begin Records to use

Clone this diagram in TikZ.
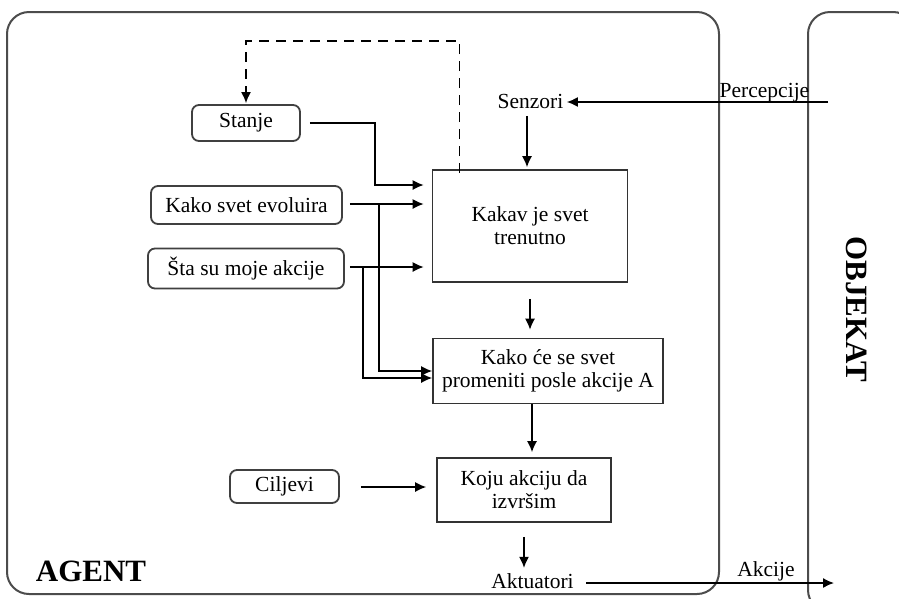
\documentclass[tikz,border=0pt]{standalone}
\usepackage{fontspec}
\setmainfont{Liberation Serif}
\usetikzlibrary{arrows.meta,calc}
\begin{document}
\begin{tikzpicture}[x=1pt,y=-1pt,
  txt/.style={font=\fontsize{21.5}{23}\selectfont, text=black},
  bigtxt/.style={font=\fontsize{31}{31}\selectfont\bfseries, text=black},
  rbox/.style={draw=black!75, line width=1.8pt, rounded corners=7pt, txt, inner sep=0pt},
  sbox/.style={draw=black!80, line width=1.6pt, txt, align=center, inner sep=0pt},
  frame/.style={draw=black!70, line width=2pt, rounded corners=22pt},
  arr/.style={draw=black, line width=1.5pt, -{Latex[length=11pt,width=10pt]}},
  dasharr/.style={arr, dash pattern=on 10pt off 7pt},
]
\useasboundingbox (0,0) rectangle (899,598);
\clip (0,0) rectangle (899,598);
\fill[white] (0,0) rectangle (899,598);

% outer frames
\draw[frame] (7,12) rectangle (719,594);
\draw[frame] (808,12) rectangle (915,612);

% nodes
\node[rbox, minimum width=108pt, minimum height=36pt] (stanje) at (246,123) {Stanje};
\node[rbox, minimum width=191pt, minimum height=38pt] (evol) at (246.5,205) {Kako svet evoluira};
\node[rbox, minimum width=196pt, minimum height=40pt] (sta) at (246,268.5) {Šta su moje akcije};
\node[rbox, minimum width=109pt, minimum height=33pt] (cilj) at (284.5,486.5) {Ciljevi};
\node[sbox, minimum width=195pt, minimum height=112pt] (kakav) at (530,226) {Kakav je svet\\trenutno};
\node[sbox, minimum width=230pt, minimum height=65pt] (kakoce) at (548,371) {Kako će se svet\\promeniti posle akcije A};
\node[sbox, minimum width=174pt, minimum height=64pt] (koju) at (524,490) {Koju akciju da\\izvršim};

\node[txt] (senz) at (530.5,101) {Senzori};
\node[txt] (akt) at (532.5,581) {Aktuatori};
\node[txt] (perc) at (764.5,93) {Percepcije};
\node[txt] (akc) at (766,571) {Akcije};
\node[bigtxt] (agent) at (91,571) {AGENT};
\node[bigtxt, rotate=-90] (obj) at (856.5,309.5) {OBJEKAT};

\coordinate (pin) at (828,102);
\coordinate (aout) at (834,583);
\coordinate (b1) at (379,204);
\coordinate (b2) at (363,267);

% connectors
\draw[arr] (pin) -- (senz.east |- pin);
\draw[arr, shorten <=4pt, shorten >=2pt] ([shift={(-3.5,0)}]senz.south) -- ([shift={(-3.5,0)}]senz.south |- kakav.north);
\draw[dasharr, shorten >=1pt] ([shift={(28,4)}]kakav.north west) |- (stanje.north |- 0,41) -- (stanje.north);
\draw[arr, shorten <=9pt, shorten >=8pt] (stanje.east) -| (375,185) -- (kakav.west |- 0,185);
\draw[arr, shorten <=7pt, shorten >=8pt] (evol.east |- b1) -- (kakav.west |- b1);
\draw[arr, shorten <=5pt, shorten >=8pt] (sta.east |- b2) -- (kakav.west |- b2);
\draw[arr] (b1) |- (kakoce.west |- 0,371);
\draw[arr] (b2) |- (kakoce.west |- 0,378);
\draw[arr, shorten <=16pt, shorten >=8pt] (kakav.south) -- (kakav.south |- kakoce.north);
\draw[arr, shorten >=5pt] ([shift={(-16,0)}]kakoce.south) -- ([shift={(-16,0)}]kakoce.south |- koju.north);
\draw[arr, shorten <=21pt, shorten >=10pt] (cilj.east |- 0,487) -- (koju.west |- 0,487);
\draw[arr, shorten <=14pt, shorten >=2pt] (koju.south) -- (akt.north -| koju.south);
\draw[arr, shorten <=9pt] (akt.east |- aout) -- (aout);
\end{tikzpicture}
\end{document}
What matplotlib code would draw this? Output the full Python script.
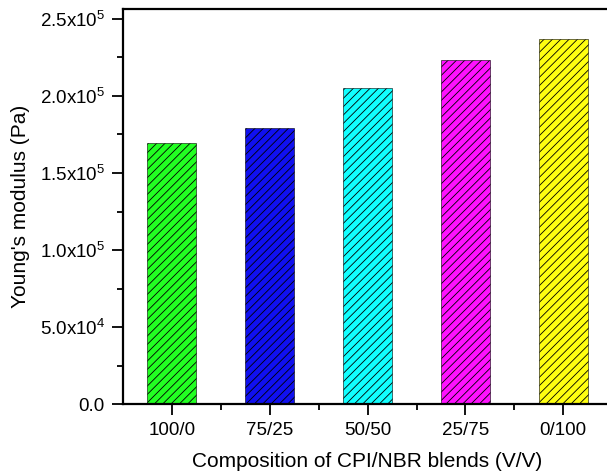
import numpy as np
import matplotlib.pyplot as plt
from matplotlib.ticker import FixedLocator, MultipleLocator

plt.rcParams['font.family'] = ['Liberation Sans', 'DejaVu Sans']
plt.rcParams['mathtext.fontset'] = 'custom'
plt.rcParams['mathtext.rm'] = 'Liberation Sans'
plt.rcParams['hatch.linewidth'] = 0.6

compositions = ['100/0', '75/25', '50/50', '25/75', '0/100']
modulus = [1.697e5, 1.790e5, 2.054e5, 2.236e5, 2.372e5]
bar_colors = ['#22ff22', '#1010f0', '#11ffff', '#ff11ff', '#ffff11']
ytick_vals = [0.0, 5.0e4, 1.0e5, 1.5e5, 2.0e5, 2.5e5]
ytick_text = ['0.0', '5.0x10$^{\\mathrm{4}}$', '1.0x10$^{\\mathrm{5}}$',
              '1.5x10$^{\\mathrm{5}}$', '2.0x10$^{\\mathrm{5}}$',
              '2.5x10$^{\\mathrm{5}}$']

fig = plt.figure(figsize=(6.07, 4.72), dpi=100)
ax = fig.add_axes([0.2026, 0.144, 0.806, 0.837])

x = np.arange(1, len(compositions) + 1)
ax.bar(x, modulus, width=0.5, color=bar_colors, edgecolor='black',
       linewidth=0.4, hatch='////')

ax.set_xlim(0.5, 5.5)
ax.set_ylim(0, 2.565e5)
ax.set_xticks(x)
ax.set_xticklabels(compositions)
ax.xaxis.set_minor_locator(FixedLocator(x[:-1] + 0.5))
ax.set_yticks(ytick_vals)
ax.set_yticklabels(ytick_text)
ax.yaxis.set_minor_locator(MultipleLocator(2.5e4))

ax.tick_params(which='major', direction='out', length=8, width=1.3,
               labelsize=13.5, pad=5)
ax.tick_params(which='minor', direction='out', length=4, width=1.3)
for s in ax.spines.values():
    s.set_linewidth(1.6)

ax.set_xlabel('Composition of CPI/NBR blends (V/V)', fontsize=15, labelpad=9)
ax.set_ylabel("Young's modulus (Pa)", fontsize=15, labelpad=7)

fig.savefig('out.png', dpi=100)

end Records to use

Short problem:
Look above for the line with "What matplotlib code"; quote it and every line after it, stopping after the line with "plt.rcParams['hatch.linewidth'] = 0.6", exactly, with nothing added and without pictures.

Output:
What matplotlib code would draw this? Output the full Python script.
import numpy as np
import matplotlib.pyplot as plt
from matplotlib.ticker import FixedLocator, MultipleLocator

plt.rcParams['font.family'] = ['Liberation Sans', 'DejaVu Sans']
plt.rcParams['mathtext.fontset'] = 'custom'
plt.rcParams['mathtext.rm'] = 'Liberation Sans'
plt.rcParams['hatch.linewidth'] = 0.6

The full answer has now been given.